Coursework is set up to encourage critical thinking. How well you perform on weekly one-page critiques of current event issues, a midterm, an argumentative paper, quizzes, and the final exam determine your final grade. "One thing that I demand in class is participation," says Dr. Roberts.

Occasionally you will break into groups to discuss topics. You will also be expected to present your argumentative paper to the class, and take questions from the class.

Dr. Roberts stated that "most students typically enjoy the sections on civil liberties; freedom of religion, freedom of speech, cruel and unusual punishments, and unlawful searches and seizures. These sections typically relate to everyone's daily life and students tend to enjoy them more. More controversial topics come out of this section as well."

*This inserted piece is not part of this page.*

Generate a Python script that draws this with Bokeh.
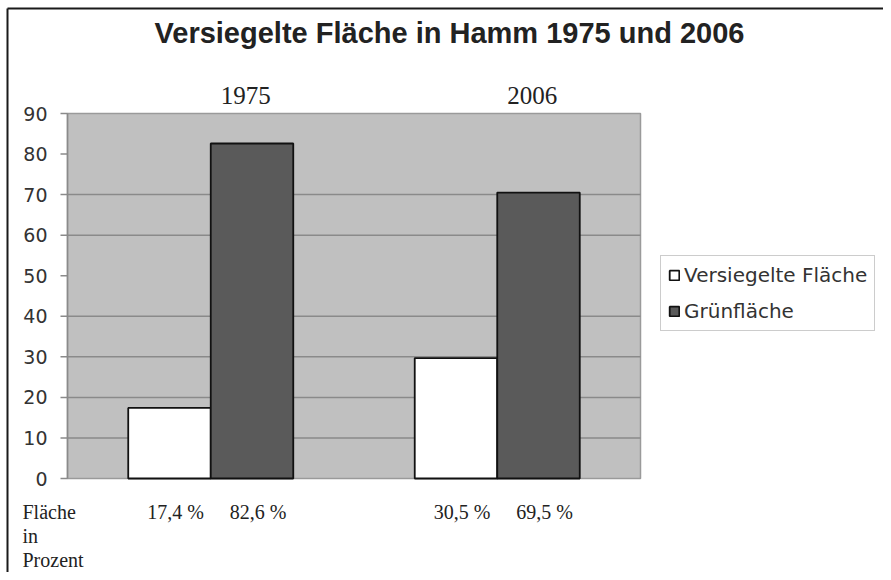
from bokeh.plotting import figure
from bokeh.models import Range1d, Label, Legend, LegendItem, ColumnDataSource
from bokeh.core.properties import value
from bokeh.embed import file_html
from bokeh.resources import INLINE

# ---- data ----
title_text = "Versiegelte Fläche in Hamm 1975 und 2006"
years = ["1975", "2006"]
series = ["Versiegelte Fläche", "Grünfläche"]
versiegelt = [17.4, 29.7]       # bar heights as drawn
gruen = [82.6, 70.5]
pct_versiegelt = ["17,4 %", "30,5 %"]   # printed shares
pct_gruen = ["82,6 %", "69,5 %"]
row_label = ["Fläche", "in", "Prozent"]
y_ticks = [0, 10, 20, 30, 40, 50, 60, 70, 80, 90]
grid_ticks = [10, 20, 30, 40, 60, 70]
y_max = 90

# ---- layout (canvas pixels) ----
W, H = 883, 572
PL, PT, PW, PH = 67, 113, 573, 365      # plot area left/top/width/height
n = len(years)
px_x = PW / n            # px per x unit
px_y = PH / y_max        # px per y unit
x_range = Range1d(-PL / px_x, (W - PL) / px_x)
y_range = Range1d(-(H - PT - PH) / px_y, (PT + PH) / px_y)


def dx(px):
    return (px - PL) / px_x


def dy(py):
    return (PT + PH - py) / px_y


p = figure(width=W, height=H, x_range=x_range, y_range=y_range,
           output_backend="svg", toolbar_location=None,
           x_axis_location=None, y_axis_location=None,
           min_border=0)
p.background_fill_color = "white"
p.border_fill_color = "white"
p.outline_line_color = None
p.xgrid.visible = False
p.ygrid.visible = False

# outer border of the chart (top and left edges; others lie outside the view)
p.segment(x0=[dx(7), dx(7)], x1=[dx(W + 20), dx(7)],
          y0=[dy(8), dy(8)], y1=[dy(8), dy(H + 20)],
          line_color="#1a1a1a", line_width=2)

# plot area
p.quad(left=[0], right=[n], bottom=[0], top=[y_max],
       fill_color="#c0c0c0", line_color="#9a9a9a", line_width=1.5)

# gridlines
p.segment(x0=[0] * len(grid_ticks), x1=[n] * len(grid_ticks),
          y0=grid_ticks, y1=grid_ticks, line_color="#8a8a8a", line_width=1.5)

# y axis line, ticks and labels
p.segment(x0=[0], x1=[0], y0=[0], y1=[y_max], line_color="#8a8a8a", line_width=1.5)
tick_len = 7 / px_x
p.segment(x0=[-tick_len] * len(y_ticks), x1=[0] * len(y_ticks),
          y0=y_ticks, y1=y_ticks, line_color="#8a8a8a", line_width=1.5)
p.text(x=[0] * len(y_ticks), y=y_ticks, text=[str(t) for t in y_ticks],
       x_offset=-20, text_align="right", text_baseline="middle",
       text_font=value("DejaVu Sans"), text_font_size="19px", text_color="#333333")

# bars
bw = 0.288
centers = [i + 0.5 for i in range(n)]
src = ColumnDataSource(dict(
    xv=[c - bw / 2 for c in centers],
    xg=[c + bw / 2 for c in centers],
    v=versiegelt, g=gruen))
r1 = p.vbar(x="xv", top="v", width=bw, bottom=0, source=src,
            fill_color="white", line_color="#111111", line_width=1.8)
r2 = p.vbar(x="xg", top="g", width=bw, bottom=0, source=src,
            fill_color="#5a5a5a", line_color="#111111", line_width=1.8)

# legend (location = bottom-left corner, px from canvas bottom-left)
legend = Legend(items=[LegendItem(label=series[0], renderers=[r1]),
                       LegendItem(label=series[1], renderers=[r2])],
                location=(660, H - 331), orientation="vertical")
legend.border_line_color = "#9a9a9a"
legend.border_line_width = 1
legend.background_fill_color = "white"
legend.padding = 7
legend.spacing = 12
legend.margin = 0
legend.glyph_width = 12
legend.glyph_height = 12
legend.label_standoff = 4
legend.label_height = 20
legend.label_text_font = "DejaVu Sans"
legend.label_text_font_size = "20px"
legend.label_text_color = "#333333"
p.add_layout(legend)

# title
p.add_layout(Label(x=449, y=H - 48, x_units="screen", y_units="screen",
                   text=title_text, text_align="center",
                   text_font="Liberation Sans", text_font_style="bold",
                   text_font_size="29px", text_color="#222222"))

# year labels above the bars
for c, yr in zip(centers, years):
    p.add_layout(Label(x=c, y=H - 103, x_units="data", y_units="screen",
                       x_offset=35, text=yr, text_align="center",
                       text_font="Liberation Serif", text_font_size="25px",
                       text_color="#222222"))

# percentage row below the chart
for xs, labs in ((src.data["xv"], pct_versiegelt), (src.data["xg"], pct_gruen)):
    for x, t in zip(xs, labs):
        p.add_layout(Label(x=x, y=H - 522, x_units="data", y_units="screen",
                           x_offset=6, text=t, text_align="center",
                           text_font="Liberation Serif", text_font_size="20px",
                           text_color="#222222"))

for i, t in enumerate(row_label):
    p.add_layout(Label(x=22, y=H - 522 - 24 * i, x_units="screen", y_units="screen",
                       text=t, text_align="left",
                       text_font="Liberation Serif", text_font_size="20px",
                       text_color="#222222"))

open("out.html", "w").write(file_html(p, INLINE))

"Learning can be a fun process. I want students to not just accept what is reported to them. Learn to question everything. Do not just accept it," adds Dr. Roberts.

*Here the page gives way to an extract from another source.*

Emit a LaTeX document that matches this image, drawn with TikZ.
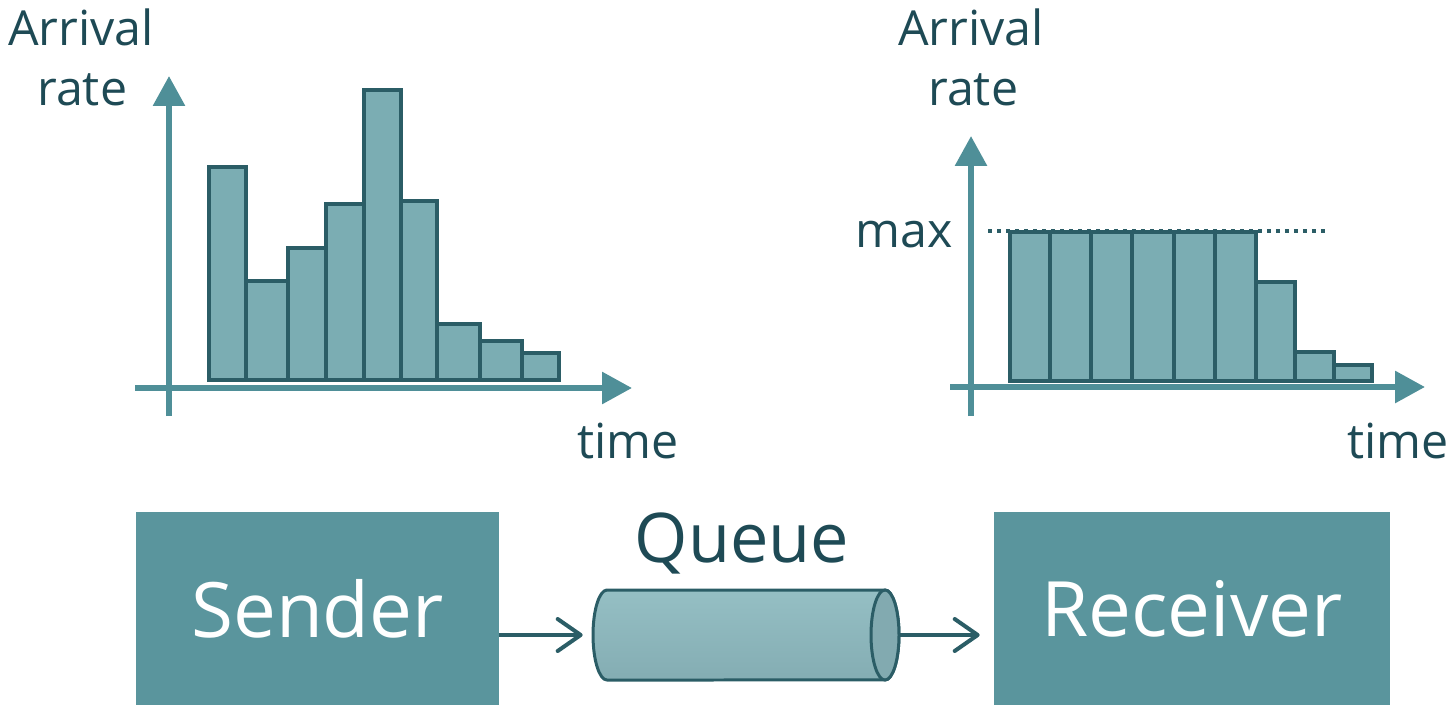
\documentclass[tikz,border=0pt]{standalone}
\usepackage{fontspec}
\setmainfont{Open Sans}
\usetikzlibrary{arrows.meta}
\definecolor{ink}{HTML}{1E4A55}
\definecolor{axis}{HTML}{4F8F98}
\definecolor{barfill}{HTML}{7BADB3}
\definecolor{barline}{HTML}{2B5D66}
\definecolor{boxfill}{HTML}{5A959D}
\definecolor{tubetop}{HTML}{95BFC4}
\definecolor{tubebot}{HTML}{84ADB3}
\definecolor{tubeend}{HTML}{82AAB0}

\begin{document}
\begin{tikzpicture}[x=0.02cm, y=-0.02cm,
	lbl/.style={font=\fontsize{27.5}{30}\selectfont, text=ink, inner sep=0pt},
	ax/.style={draw=axis, line width=0.12cm, -{Triangle[width=0.62cm, length=0.6cm]}},
	bar/.style={fill=barfill, draw=barline, line width=0.07cm},
	box/.style={fill=boxfill, text=white, minimum width=7.26cm, minimum height=3.86cm,
		inner sep=0pt, font=\fontsize{43.5}{48}\selectfont},
	tube/.style={draw=barline, line width=0.06cm},
	flow/.style={draw=barline, line width=0.08cm, -{Straight Barb[length=0.46cm, width=0.64cm, line width=0.08cm, round]}}]
\useasboundingbox (0,0) rectangle (1456,716);

% left chart
\node[lbl, anchor=base west] (a1) at (8,46) {Arrival};
\node[lbl, anchor=base west] (r1) at (37,106) {rate};
\node[lbl, anchor=base west] (t1) at (577,458) {time};
\foreach \x/\w/\h in {209/246/167, 246/288/281, 288/326/248, 326/364/204, 364/401/90,
	401/437/201, 437/480/324, 480/522/341, 522/559/353}
	\draw[bar] (\x,380) rectangle (\w,\h);
\coordinate (y1a) at (169,416);
\coordinate (y1b) at (169,76);
\coordinate (x1a) at (135,388);
\coordinate (x1b) at (632,388);
\draw[ax] (y1a) -- (y1b);
\draw[ax] (x1a) -- (x1b);

% right chart
\node[lbl, anchor=base west] (a2) at (898,46) {Arrival};
\node[lbl, anchor=base west] (r2) at (928,106) {rate};
\node[lbl, anchor=base west] (t2) at (1347,458) {time};
\node[lbl, anchor=base west] (m) at (855,247) {max};
\foreach \x/\w/\h in {1010/1050/232, 1050/1091/232, 1091/1132/232, 1132/1174/232,
	1174/1215/232, 1215/1256/232, 1256/1295/282, 1295/1334/352, 1334/1372/365}
	\draw[bar] (\x,381) rectangle (\w,\h);
\coordinate (ma) at (988,231);
\coordinate (mb) at (1325,231);
\draw[barline, line width=0.08cm, dash pattern=on 0.08cm off 0.1cm] (ma) -- (mb);
\coordinate (y2a) at (971,416);
\coordinate (y2b) at (971,136);
\coordinate (x2a) at (950,387);
\coordinate (x2b) at (1425,387);
\draw[ax] (y2a) -- (y2b);
\draw[ax] (x2a) -- (x2b);

% sender -> queue -> receiver
\node[box] (s) at (317.5,608.5) {Sender};
\node[box, minimum width=7.92cm] (r) at (1192,608.5) {Receiver};
\node[minimum width=6.12cm, minimum height=1.8cm, inner sep=0pt] (q) at (746,635) {};
\shade[top color=tubetop, bottom color=tubebot] (607,590) -- (885,590)
	arc[start angle=90, end angle=-90, x radius=0.28cm, y radius=0.9cm] -- (607,680)
	arc[start angle=270, end angle=90, x radius=0.28cm, y radius=0.9cm] -- cycle;
\draw[tube] (607,590) -- (885,590)
	arc[start angle=90, end angle=-90, x radius=0.28cm, y radius=0.9cm] -- (607,680)
	arc[start angle=270, end angle=90, x radius=0.28cm, y radius=0.9cm] -- cycle;
\draw[tube, fill=tubeend] (885,635) ellipse [x radius=0.28cm, y radius=0.9cm];
\node[font=\fontsize{39}{44}\selectfont, text=ink, inner sep=0pt, anchor=base] (ql) at (742,562) {Queue};
\draw[flow, shorten >=0.2cm] (s.east |- q.west) -- (q.west);
\draw[flow, shorten >=0.28cm] (q.east) -- (r.west |- q.east);
\end{tikzpicture}
\end{document}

Technology in the Classroom
PowerPoint presentations, videos, the Internet, and materials available on Canvas play an important role in class. This technology is used as a tool to aid in the traditional classroom structure. "Occasionally, I do show a pertinent film to the class, usually a documentary," comments Dr. Roberts.

Getting the Most from the Program
Dr. Roberts states that if students need additional assistance with an idea or concept presented during class, "I provide open office hours for students to easily come by and see me. I include email and telephone on my syllabus (both home and at school). I also tutor students who have a difficult time with my subject. I also occasionally set up group study sessions for students to pose questions."

You should take the time to become involved in the full college experience. "I encourage students to become members of any association that they believe might further open their horizons," says Dr. Roberts.

It is also important to keep in touch with your advisor. Maintaining this relationship will help make sure that graduation requirements are met, and transferring to a four-year school goes smoothly.